An exchange official said Friday that they would soon announce the warehouses that are ready for GMO soybean delivery. However, he was unable to confirm the number or names of the warehouses.
The General Administration of Quality Supervision, Inspection and Quarantine, or AQSIQ, has recently given the Dalian exchange the go-ahead on setting up of delivery warehouses for GMO soybeans in Nantong, Jiangsu province, Rizhao, Shandong province, and Shenzhen, Guangdong province, according to the exchange.
Previously, delivery of imported GMO soybeans must be made in Dalian, Liaoning province, a rule that had discouraged traders and crushers in other regions, especially in the southern coastal provinces, to participate in trading of the No. 2 GMO soybean futures contracts.
China does not plant GMO soybean crops, and imported GMO soybeans are closely monitored after their arrival and until they are crushed into soyoil and soymeal.
Soybean crushers in eastern and southern China would have greater incentive to trade the No. 2 soybean contracts due to lower delivery costs, thanks to closer proximity to the new delivery warehouses, some local analysts said.
Trading volume and open interests in the No. 2 contracts have been mostly minimal since their launch in December 2004, but they have picked up slightly in mid-November amid talk of more delivery warehouses in other regions.

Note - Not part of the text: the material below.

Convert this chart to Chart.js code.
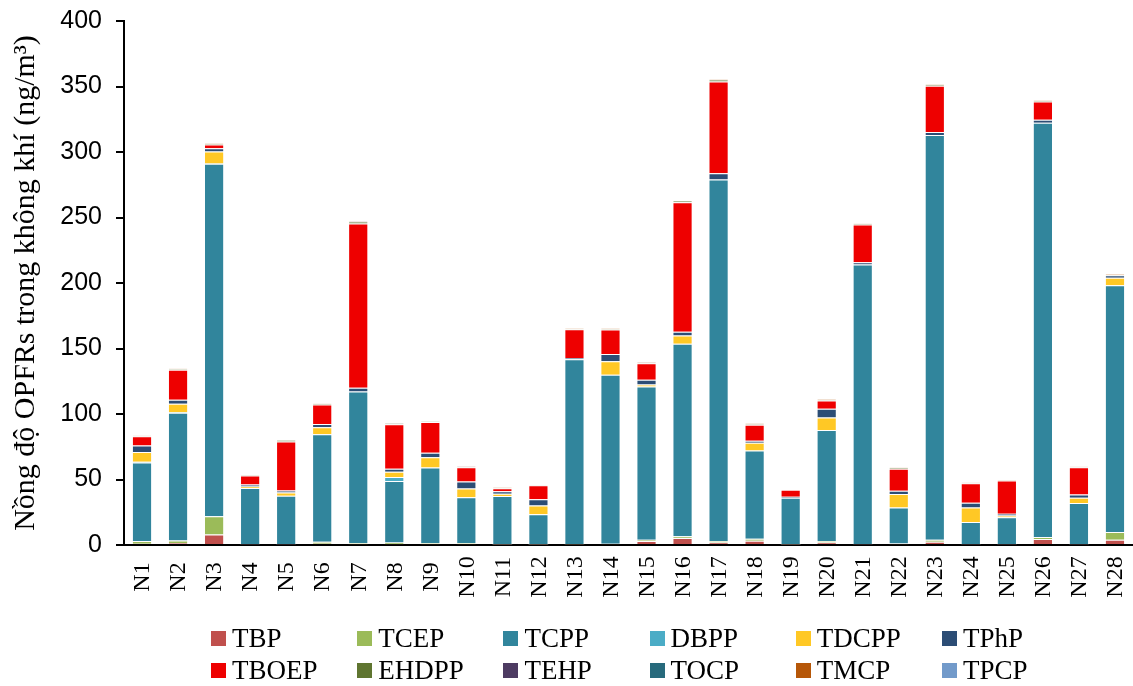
<!DOCTYPE html>
<html>
<head>
<meta charset="utf-8">
<script src="https://cdn.jsdelivr.net/npm/chart.js@4.4.1/dist/chart.umd.min.js"></script>
<style>
  html, body { margin: 0; padding: 0; background: #fff; }
  #wrap { position: relative; width: 1133px; height: 686px; overflow: hidden; }
  #c { position: absolute; left: 0; top: -8px; }
  #legend { position: absolute; left: 0; top: 0; width: 1133px; height: 686px; pointer-events: none;
            font-family: "Liberation Serif", "Times New Roman", serif; font-size: 27px; color: #000; }
  .item { position: absolute; display: flex; align-items: center; white-space: nowrap; }
  .box { width: 15px; height: 15px; margin-right: 6px; }
</style>
</head>
<body>
<div id="wrap">
  <canvas id="c" width="1133" height="628"></canvas>
  <div id="legend"></div>
</div>
<script>
const categories = ["N1","N2","N3","N4","N5","N6","N7","N8","N9","N10","N11","N12","N13","N14",
                    "N15","N16","N17","N18","N19","N20","N21","N22","N23","N24","N25","N26","N27","N28"];
const yTicks = [0, 50, 100, 150, 200, 250, 300, 350, 400];
const seriesNames = ["TBP","TCEP","TCPP","DBPP","TDCPP","TPhP","TBOEP","EHDPP","TEHP","TOCP","TMCP","TPCP"];

const TBP   = [1, 1.5, 8, 0.3, 0.3, 1, 0.5, 0.5, 0.5, 0.5, 0.2, 0.2, 0.3, 0.5, 3, 5.3, 2, 3.3, 0.2, 2, 0.3, 0.5, 2.5, 0.3, 0.3, 4.6, 0.3, 4];
const TCEP  = [2, 2, 14, 0.3, 0.3, 1.5, 1, 1.5, 1, 1, 0.3, 0.3, 0.5, 0.5, 1, 1.3, 1, 1.5, 0.3, 1, 0.3, 0.7, 1.5, 0.3, 0.3, 1.5, 0.3, 5.9];
const TCPP  = [60, 97.5, 269, 43, 37, 82, 115.6, 46.9, 57.6, 35, 37, 23, 141, 129, 117, 147, 276, 67.4, 35.5, 84.7, 213.5, 27.5, 309, 17, 20.5, 316.3, 31.4, 188.4];
const DBPP  = [0.5, 0.3, 0.3, 0, 0, 0.3, 0, 3.1, 0, 0, 0, 0, 0, 0, 0, 0, 0, 0, 0, 0, 0, 0, 0, 0, 0, 0, 0, 0];
const TDCPP = [7.5, 6.5, 9, 1, 2.5, 5, 0, 4, 7.8, 6.6, 1.7, 6.6, 0, 10.2, 1.5, 6.3, 0, 5.9, 0, 9.6, 0, 10.2, 0, 11.1, 1.5, 0, 4.1, 5.7];
const TPhP  = [5, 3, 2.5, 1.5, 1.5, 2.5, 2.9, 2.3, 3.6, 5.3, 1.8, 4.9, 1, 5.6, 3.6, 2.8, 4.8, 1.5, 0.8, 6.7, 1.7, 2.5, 2.3, 3.6, 1.3, 2.3, 2.5, 2];
const TBOEP = [7, 23, 3, 7, 37.5, 15, 125.5, 33.9, 23.3, 10.9, 2.3, 10.6, 21.8, 18.7, 12.6, 98.9, 70, 12.2, 5.3, 6.3, 28.9, 16.9, 35.2, 14.9, 25.4, 13.9, 20.8, 0];
const EHDPP = [0.5, 0.5, 0.5, 0.3, 1, 0.5, 1.5, 0.6, 0.5, 0.3, 0.3, 0.3, 0.5, 0.5, 0.5, 1.2, 1.5, 0.5, 0.2, 0.5, 0.5, 0.4, 1, 0.3, 0.2, 0.5, 0.3, 0.3];
const TEHP  = [0.1, 0.1, 0.1, 0, 0, 0.1, 0.1, 0.1, 0.1, 0.1, 0, 0, 0, 0.1, 0.1, 0.1, 0.1, 0.1, 0, 0.1, 0, 0.1, 0.1, 0.1, 0, 0.1, 0.1, 0.1];
const TOCP  = [0, 0, 0, 0, 0, 0, 0, 0, 0, 0, 0, 0, 0, 0, 0, 0, 0, 0, 0, 0, 0, 0, 0, 0, 0, 0, 0, 0];
const TMCP  = [0.2, 0.2, 0.5, 0.1, 0.2, 0.2, 0.3, 0.2, 0.2, 0.3, 0.2, 0.2, 0.3, 0.3, 0.3, 0.2, 0.3, 0.3, 0.1, 0.5, 0.3, 0.2, 0.3, 0.2, 0.1, 0.3, 0.2, 1];
const TPCP  = [0, 0, 0, 0, 0, 0, 0, 0, 0, 0, 0, 0, 0, 0, 0, 0, 0, 0, 0, 0, 0, 0, 0, 0, 0, 0, 0, 0];

const seriesValues = [TBP, TCEP, TCPP, DBPP, TDCPP, TPhP, TBOEP, EHDPP, TEHP, TOCP, TMCP, TPCP];
const seriesColors = ["#C0504D","#9BBB59","#31859C","#4BACC6","#FFC825","#2C4D75",
                      "#EE0000","#5F7530","#4D3B62","#276A7C","#B65708","#729ACA"];

const datasets = seriesNames.map((name, i) => ({
  label: name,
  data: seriesValues[i],
  backgroundColor: seriesColors[i],
  borderColor: "rgba(255,255,255,0.35)",
  borderWidth: 1,
  categoryPercentage: 1.0,
  barPercentage: 0.56
}));

Chart.defaults.font.family = '"Liberation Serif", "Times New Roman", serif';
Chart.defaults.color = "#000";

// Draws the x category labels rotated -90° and centred on a common line (Excel style)
const xLabelPlugin = {
  id: "xLabels",
  afterDraw(chart) {
    const ctx = chart.ctx, xs = chart.scales.x;
    ctx.save();
    ctx.fillStyle = "#000";
    ctx.font = '24px "Liberation Serif", "Times New Roman", serif';
    ctx.textAlign = "center";
    ctx.textBaseline = "middle";
    categories.forEach((lab, i) => {
      const x = xs.getPixelForTick(i);
      ctx.save();
      ctx.translate(x + 1, chart.chartArea.bottom + 32);
      ctx.rotate(-Math.PI / 2);
      ctx.fillText(lab, 0, 0);
      ctx.restore();
    });
    ctx.restore();
  }
};

new Chart(document.getElementById("c"), {
  type: "bar",
  data: { labels: categories, datasets: datasets },
  plugins: [xLabelPlugin],
  options: {
    responsive: false,
    animation: false,
    devicePixelRatio: 1,
    layout: { padding: { top: 0, right: 0, bottom: 0, left: 0 } },
    plugins: { legend: { display: false }, tooltip: { enabled: false } },
    scales: {
      x: {
        stacked: true,
        grid: { display: true, drawOnChartArea: false, drawTicks: false },
        border: { color: "#000", width: 2 },
        ticks: { display: false },
        afterFit: (s) => { s.height = 75; }
      },
      y: {
        stacked: true,
        min: 0, max: 400,
        afterBuildTicks: (s) => { s.ticks = yTicks.map(v => ({ value: v })); },
        grid: { display: true, drawOnChartArea: false, drawTicks: true, tickLength: 8, color: "#000", lineWidth: 2 },
        border: { color: "#000", width: 2 },
        ticks: {
          padding: 14,
          font: { family: '"Liberation Sans", Arial, sans-serif', size: 25 }, color: "#000"
        },
        title: {
          display: true,
          text: "Nồng độ OPFRs trong không khí (ng/m³)",
          font: { family: '"Liberation Serif", "Times New Roman", serif', size: 30 },
          color: "#000",
          padding: { top: 8, bottom: 0 }
        },
        afterFit: (s) => { s.width = 124; }
      }
    }
  }
});

// HTML legend built from series names/colours
const legend = document.getElementById("legend");
seriesNames.forEach((name, i) => {
  const col = i % 6, row = Math.floor(i / 6);
  const el = document.createElement("div");
  el.className = "item";
  el.style.left = (211 + col * 146.2) + "px";
  el.style.top = (row === 0 ? 622 : 654) + "px";
  el.style.height = "32px";
  const b = document.createElement("span");
  b.className = "box";
  b.style.background = seriesColors[i];
  const t = document.createElement("span");
  t.textContent = name;
  el.appendChild(b); el.appendChild(t);
  legend.appendChild(el);
});
</script>
</body>
</html>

The benchmark No. 2 September 2006 soybean contract ended the morning session Friday RMB60/tonne higher at RMB2,763/tonne on more active-than-usual speculative buying, while the benchmark May 2006 contract for non-GMO soybeans, the most actively traded soybean contract on the Dalian exchange, inched up RMB1/tonne to RMB2,757/tonne.
Trading volume in all No. 2 GMO soybean contracts has so far increased 15.7 percent on-year to 264,658 lots in December, with open interests rising 23.5 percent to 26,120 lots.
Meanwhile, trading volume in all non-GMO soybean contracts has decreased 19.3 percent to 5,042,450 lots so far this month, and open interests have increased 19.2 percent to 500,920 lots, according to data from the Dalian exchange.